Et vous allez avoir une grosse perte de pouvoir d’achat. Donc, même si l’inflation est la même pour tout le monde, vous n’allez pas la ressentir de la même manière que quelqu’un qui dépense très peu pour son énergie parce que, par exemple, il vit dans une maison passive avec des panneaux photovoltaïques, que cette personne est employée, donc avec un salaire indexé, et peut-être avec une carte essence, qui fait qu’il ressent moins ou même pas du tout l’augmentation du prix de l’essence, et qui serait propriétaire, donc avec des mensualités d’un crédit hypothécaire qui, elles, n’augmentent pas, qui ne sont pas indexées.

Cette deuxième personne, même si ses coûts augmentent, comme pour tout le monde, ses revenus augmentent encore plus vite.

Plus on descend dans l’échelle des revenus, plus les ménages doivent renoncer à l’essentiel.

Ce constat fait dire à Philippe Defeyt, économiste à l’Institut du développement durable, qu’on peut déplorer l’augmentation du coût de la vie, oui, mais certains sont plus concernés que d’autres. "On peut dire aujourd’hui qu’il y a des travailleurs qui gagnent du pouvoir d’achat, commente Philipe Defeyt. Donc, j’aurais tendance à dire que toutes les plaintes ne se valent pas. Prenons l’exemple d’un ménage de la classe moyenne supérieure. Oui, peut-être que ce ménage devra renoncer à un city trip ou devra épargner un peu moins, mais ce ménage a la capacité de s’ajuster à la nouvelle réalité sans toucher à des choses essentielles. Par contre, plus on descend dans l’échelle des revenus, là on risque de rencontrer des ménages qui doivent vraiment renoncer à quelque chose d’essentiel pour continuer à payer énergie, loyer et alimentation."

Moins de revenus, plus d’inflation ? Pas si simple…

Est-on plus victime de l’inflation lorsqu’on a moins de revenus ? La réponse n’est pas si simple. Il faut tenir compte des mesures et des aides correctives.

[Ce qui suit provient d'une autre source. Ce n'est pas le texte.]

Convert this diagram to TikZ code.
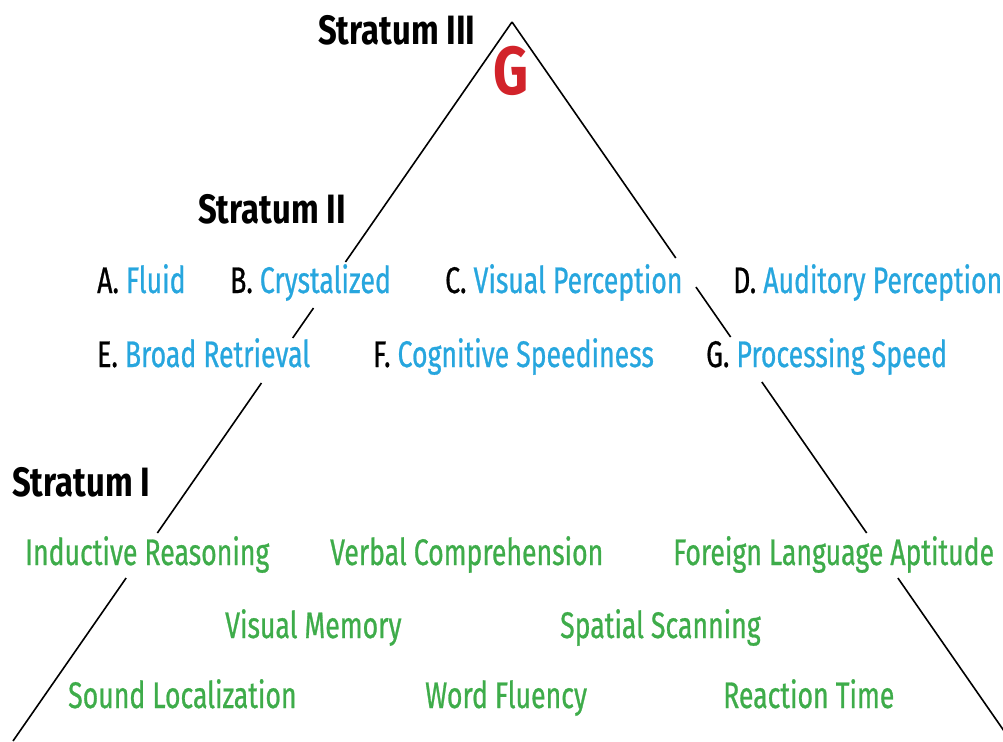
\documentclass[tikz,border=0pt]{standalone}
\usepackage{fontspec}
\setmainfont[FakeStretch=0.72,FakeBold=0.7]{Fira Sans}
\newfontfamily\stratfont[FakeStretch=0.8]{Fira Sans Bold}
\usetikzlibrary{calc}
\definecolor{capblue}{RGB}{39,166,222}
\definecolor{capgreen}{RGB}{62,172,74}
\definecolor{gred}{RGB}{210,35,42}
\tikzset{
  lbl/.style={inner sep=0pt, anchor=base west, font=\fontsize{37}{40}\selectfont},
  strat/.style={inner sep=0pt, anchor=base west, font=\stratfont\fontsize{41}{44}\selectfont},
  broad/.style={lbl, text=capblue},
  narrow/.style={lbl, text=capgreen},
  edge/.style={draw=black, line width=1.6pt}
}
\newcommand{\ltr}[1]{\textcolor{black}{#1}}
\begin{document}
\begin{tikzpicture}[x=1pt,y=-1pt]
\useasboundingbox (0,0) rectangle (1003,741);
% triangle corners
\coordinate (apex) at (512,22);
\coordinate (bl) at (13,741);
\coordinate (br) at (1011,741);
% labels
\node[strat] (s3) at (318,45) {Stratum III};
\node[inner sep=0pt, anchor=base west, font=\stratfont\fontsize{68}{70}\selectfont, text=gred] (g) at (493,95) {G};
\node[strat] (s2) at (198,223) {Stratum II};
\node[broad] (ba) at (97,293) {\ltr{A.} Fluid};
\node[broad] (bb) at (230,293) {\ltr{B.} Crystalized};
\node[broad] (bc) at (445,293) {\ltr{C.} Visual Perception};
\node[broad] (bd) at (733,293) {\ltr{D.} Auditory Perception};
\node[broad] (be) at (97,367) {\ltr{E.} Broad Retrieval};
\node[broad] (bf) at (373,367) {\ltr{F.} Cognitive Speediness};
\node[broad] (bg) at (706,367) {\ltr{G.} Processing Speed};
\node[strat] (s1) at (12,496) {Stratum I};
\node[narrow] (n1) at (25,565) {Inductive Reasoning};
\node[narrow] (n2) at (330,565) {Verbal Comprehension};
\node[narrow] (n3) at (673,565) {Foreign Language Aptitude};
\node[narrow] (n4) at (225,638) {Visual Memory};
\node[narrow] (n5) at (560,638) {Spatial Scanning};
\node[narrow] (n6) at (68,708) {Sound Localization};
\node[narrow] (n7) at (425,708) {Word Fluency};
\node[narrow] (n8) at (723,708) {Reaction Time};
% broken triangle edges
\begin{scope}
\clip (0,0) rectangle (1003,741);
\draw[edge] (apex) -- ($(apex)!0.3338!(bl)$);
\draw[edge] ($(apex)!0.3978!(bl)$) -- ($(apex)!0.4395!(bl)$);
\draw[edge] ($(apex)!0.5021!(bl)$) -- ($(apex)!0.7107!(bl)$);
\draw[edge] ($(apex)!0.7733!(bl)$) -- (bl);
\draw[edge] (apex) -- ($(apex)!0.3282!(br)$);
\draw[edge] ($(apex)!0.3686!(br)$) -- ($(apex)!0.4381!(br)$);
\draw[edge] ($(apex)!0.5007!(br)$) -- ($(apex)!0.7107!(br)$);
\draw[edge] ($(apex)!0.7733!(br)$) -- (br);
\end{scope}
\end{tikzpicture}
\end{document}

Il y a d’abord évidemment l’indexation automatique des salaires, qui fait que, bon an mal an, les revenus suivent la courbe du coût de la vie. Et il y a les mesures que les gouvernements ont décidées récemment pour faire face à la situation, qui atténuent et qui neutralisent même parfois cette augmentation des coûts. À commencer par le tarif social, qui plafonne les prix de l’énergie pour un quart des ménages belges.

Pour Charlotte de Montpellier, économiste chez ING, c’est un bon filet de sécurité pour les uns, mais pas pour les autres : en général, les plus pauvres n’ont pas vu leur prix de l’énergie augmenter autant que ce qu’on voit dans l’indice, donc les 63%. Et finalement, ce ne sont pas spécialement eux qui ont le plus d’inflation ressentie, mais ça peut être un ménage de la classe moyenne qui se retrouve dans un logement un peu plus grand, mais qui n’est pas bien isolé, et qui, lui, ne peut pas bénéficier du tarif social. Et donc, finalement, on ressent une inflation plus élevée que les 12% dans la moyenne des Belges."

A question simple, réponse complexe et surtout très influencée par divers facteurs : le logement dans lequel vous habitez, l’indexation (ou non) de votre revenu, ce à quoi vous allouez vos dépenses, les aides dont vous bénéficiez ou pas ; autant d’éléments qui font que le ressenti de l’inflation ne sera vraiment pas le même pour tout le monde.